I have a DataFrame output from Scala coming into Either. I am looking to retrieve the Spark DataFrame out from it.

I have an Azure SQL connection in databricks that I used scala to connect. I can connect to the database and can output the query. It gives me a Spark DataFrame in the below Scala format which I am new to, can someone help me retrieve it so I can use save it as a hive table

Result of my scala code:

outputData: Either[org.apache.spark.sql.DataFrame,Boolean] = Left([Product: string, OrderNumber: string ... 27 more fields])

outputData is the Spark DataFrame that contains :

Product: string, OrderNumber: string ... 27 more fields..

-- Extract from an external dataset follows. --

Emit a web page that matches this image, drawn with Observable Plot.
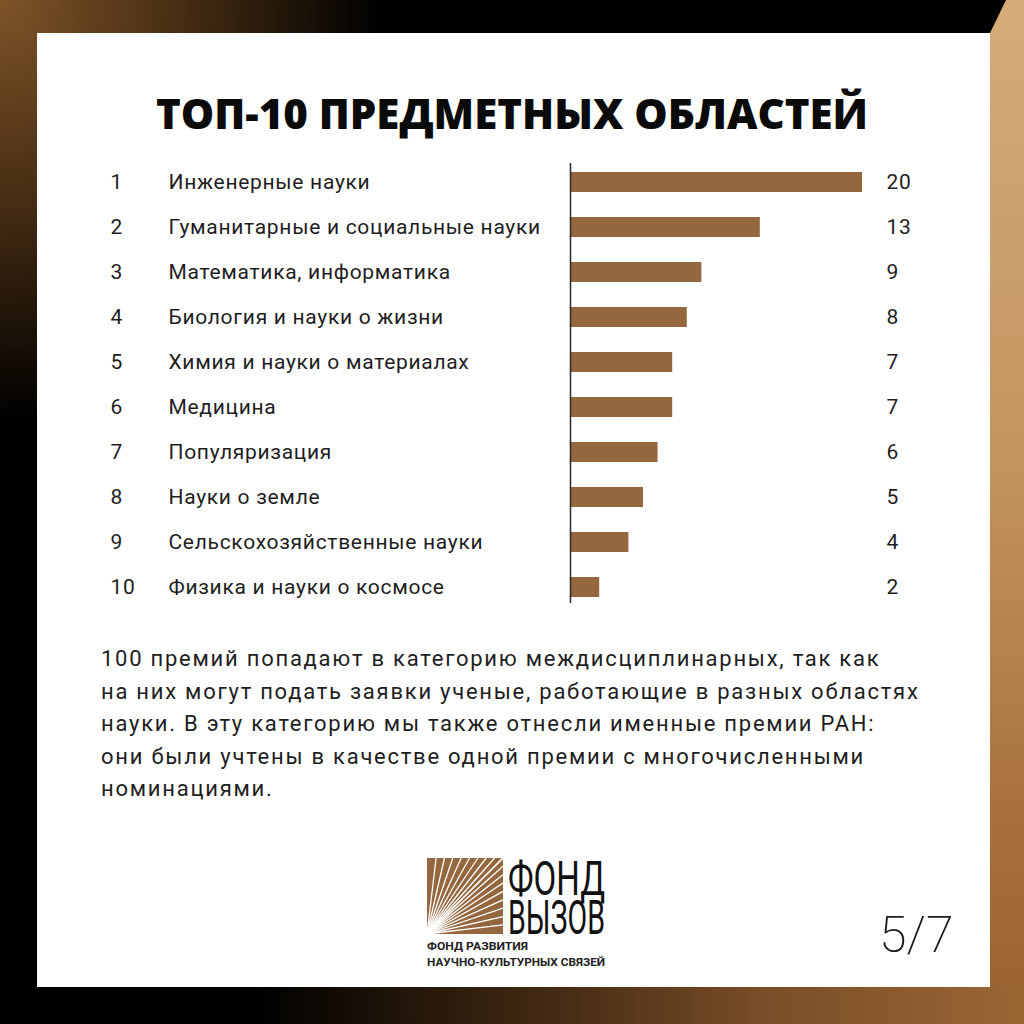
<!DOCTYPE html>
<html>
<head>
<meta charset="utf-8">
<script src="https://cdn.jsdelivr.net/npm/d3@7"></script>
<script src="https://cdn.jsdelivr.net/npm/@observablehq/plot@0.6"></script>
<style>
  html, body { margin: 0; padding: 0; }
  body { width: 1024px; height: 1024px; position: relative; overflow: hidden; background: #000; font-family: Roboto, "Open Sans", sans-serif; color: #1e1e1e; }
  .glow { position: absolute; left: 0; top: 0; width: 1024px; height: 1024px;
    background: radial-gradient(ellipse 380px 420px at 0 0, #7e5428 0%, #4a2f14 45%, rgba(0,0,0,0) 100%); }
  .right { position: absolute; left: 0; top: 0; width: 1024px; height: 1024px;
    background: linear-gradient(to bottom, #d4ac7a 0%, #c39460 45%, #a8703c 80%, #9a6232 100%);
    clip-path: polygon(1006px 0, 1024px 0, 1024px 1024px, 960px 1024px, 960px 40px, 990px 33px); }
  .bottom { position: absolute; left: 0; top: 985px; width: 1024px; height: 39px;
    background: linear-gradient(to right, #000 0%, #000 25%, #3a2410 50%, #7a4e28 75%, #9a6634 100%); }
  .panel { position: absolute; left: 37px; top: 33px; width: 953px; height: 954px; background: #fff; }
  h1 { position: absolute; left: 0; width: 1024px; top: 84px; margin: 0; text-align: center;
    font-family: "Open Sans", sans-serif; font-weight: 800; font-size: 42px; letter-spacing: 0px; color: #0a0a0a; }
  #chart { position: absolute; left: 0; top: 150px; }
  .note { position: absolute; left: 101px; top: 643px; font-size: 22px; line-height: 32.5px; color: #1e1e1e; letter-spacing: 1.75px; white-space: nowrap; }
  .page { position: absolute; left: 879px; top: 906px; font-family: Roboto, sans-serif; font-weight: 200; font-size: 50px; color: #1a1a1a; }
  #logo { position: absolute; left: 420px; top: 845px; }
</style>
</head>
<body>
<div class="glow"></div>
<div class="right"></div>
<div class="bottom"></div>
<div class="panel"></div>
<h1>ТОП-10 ПРЕДМЕТНЫХ ОБЛАСТЕЙ</h1>
<div id="chart"></div>
<div class="note">100 премий попадают в категорию междисциплинарных, так как<br>на них могут подать заявки ученые, работающие в разных областях<br>науки. В эту категорию мы также отнесли именные премии РАН:<br>они были учтены в качестве одной премии с многочисленными<br>номинациями.</div>
<svg id="logo" width="210" height="130" viewBox="0 0 210 130"></svg>
<div class="page">5/7</div>
<script>
const ranks = ["1","2","3","4","5","6","7","8","9","10"];
const categories = [
  "Инженерные науки",
  "Гуманитарные и социальные науки",
  "Математика, информатика",
  "Биология и науки о жизни",
  "Химия и науки о материалах",
  "Медицина",
  "Популяризация",
  "Науки о земле",
  "Сельскохозяйственные науки",
  "Физика и науки о космосе"
];
const counts = [20, 13, 9, 8, 7, 7, 6, 5, 4, 2];

const data = categories.map((c, i) => ({rank: ranks[i], category: c, count: counts[i]}));

const chart = Plot.plot({
  width: 1024,
  height: 470,
  marginLeft: 570,
  marginRight: 162,
  marginTop: 7,
  marginBottom: 8,
  style: {fontFamily: "Roboto, 'Open Sans', sans-serif", background: "transparent", color: "#1e1e1e", letterSpacing: "0.7px"},
  x: {domain: [0, 20], axis: null},
  y: {domain: categories, axis: null, paddingInner: 0.56, paddingOuter: 0.28},
  marks: [
    Plot.barX(data, {y: "category", x: "count", fill: "#94673f"}),
    Plot.ruleX([0], {stroke: "#2a2a2a", strokeWidth: 1.5, insetTop: 6, insetBottom: 9}),
    Plot.text(data, {y: "category", x: () => 0, text: "rank", dx: -460, textAnchor: "start", fontSize: 21, fill: "#1e1e1e"}),
    Plot.text(data, {y: "category", x: () => 0, text: "category", dx: -402, textAnchor: "start", fontSize: 21, fill: "#1e1e1e"}),
    Plot.text(data, {y: "category", x: () => 0, text: d => String(d.count), dx: 316, textAnchor: "start", fontSize: 21, fill: "#1e1e1e"})
  ]
});
document.getElementById("chart").appendChild(chart);

// logo (decorative)
const logo = d3.select("#logo");
const ox = 7, oy = 13, s = 76;
logo.append("rect").attr("x", ox).attr("y", oy).attr("width", s).attr("height", s).attr("fill", "#94673f");
const g = logo.append("g").attr("stroke", "#fff").attr("stroke-width", 1.3);
for (let t = 0.12; t <= 1.0; t += 0.11) {
  g.append("line").attr("x1", ox).attr("y1", oy + s).attr("x2", ox + s * t).attr("y2", oy);
}
for (let t = 0.0; t <= 0.9; t += 0.11) {
  g.append("line").attr("x1", ox).attr("y1", oy + s).attr("x2", ox + s).attr("y2", oy + s * t);
}
// two-line wordmark as one text element
const wm = logo.append("text").attr("font-family", "Roboto, sans-serif").attr("font-size", 40).attr("fill", "#111");
const l1 = wm.append("tspan").attr("x", 0).attr("y", 0).text("ФОНД");
const l2 = wm.append("tspan").attr("x", 0).attr("y", 32.5).text("ВЫЗОВ");
const w1 = l1.node().getComputedTextLength() || 97;
const w2 = l2.node().getComputedTextLength() || 97;
const sx = 97 / w2;
l1.attr("textLength", 97 / sx).attr("lengthAdjust", "spacingAndGlyphs");
wm.attr("transform", `translate(88,50) scale(${sx},1.2)`);
logo.append("text").attr("x", 7).attr("y", 105).attr("font-family", "Roboto, sans-serif").attr("font-weight", 700).attr("font-size", 10)
  .attr("textLength", 101).attr("lengthAdjust", "spacingAndGlyphs").attr("fill", "#222").text("ФОНД РАЗВИТИЯ");
logo.append("text").attr("x", 7).attr("y", 121).attr("font-family", "Roboto, sans-serif").attr("font-weight", 700).attr("font-size", 10)
  .attr("textLength", 178).attr("lengthAdjust", "spacingAndGlyphs").attr("fill", "#222").text("НАУЧНО-КУЛЬТУРНЫХ СВЯЗЕЙ");
</script>
</body>
</html>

I am not sure how to get the DF from Either.

2
What do you want to happen when there is no dataframe in the result? (i.e. when the return value is a boolean instead of dataframe). - Shaido

2 Answers

0
votes

Without knowing too much about the exact way you retrieve your DataFrame and how/why you assign the right value, let me write a toy function that returns a DataFrame in case if the input is even, otherwise returns Right(false):

import org.apache.spark.sql.DataFrame

def readDfIfEven(n: Int): Either[DataFrame, Boolean] = {
  if (n % 2 == 0) {
    val df = spark.read.format("json").load("/databricks-datasets/definitive-guide/data/flight-data/json/2015-summary.json")
    Left(df)
  } else {
    Right(false)
  }
}

Now to answer your question:

What I would do in this case, is to apply pattern matching to get the DataFrame:

readDfIfEven(2) match {
  case Left(df: DataFrame) => df.show() // note that type annotation here is just for illustration
  case Right(status) => println($"Could not get DataFrame with status ${status}")
}
0
votes

Suppose you have a function that is returning Either as below.

def abc(): Either[DataFrame, Boolean] = {...}

To get DataFrame, you just need to apply get function as below

abc.left.get

It will give you the DataFrame.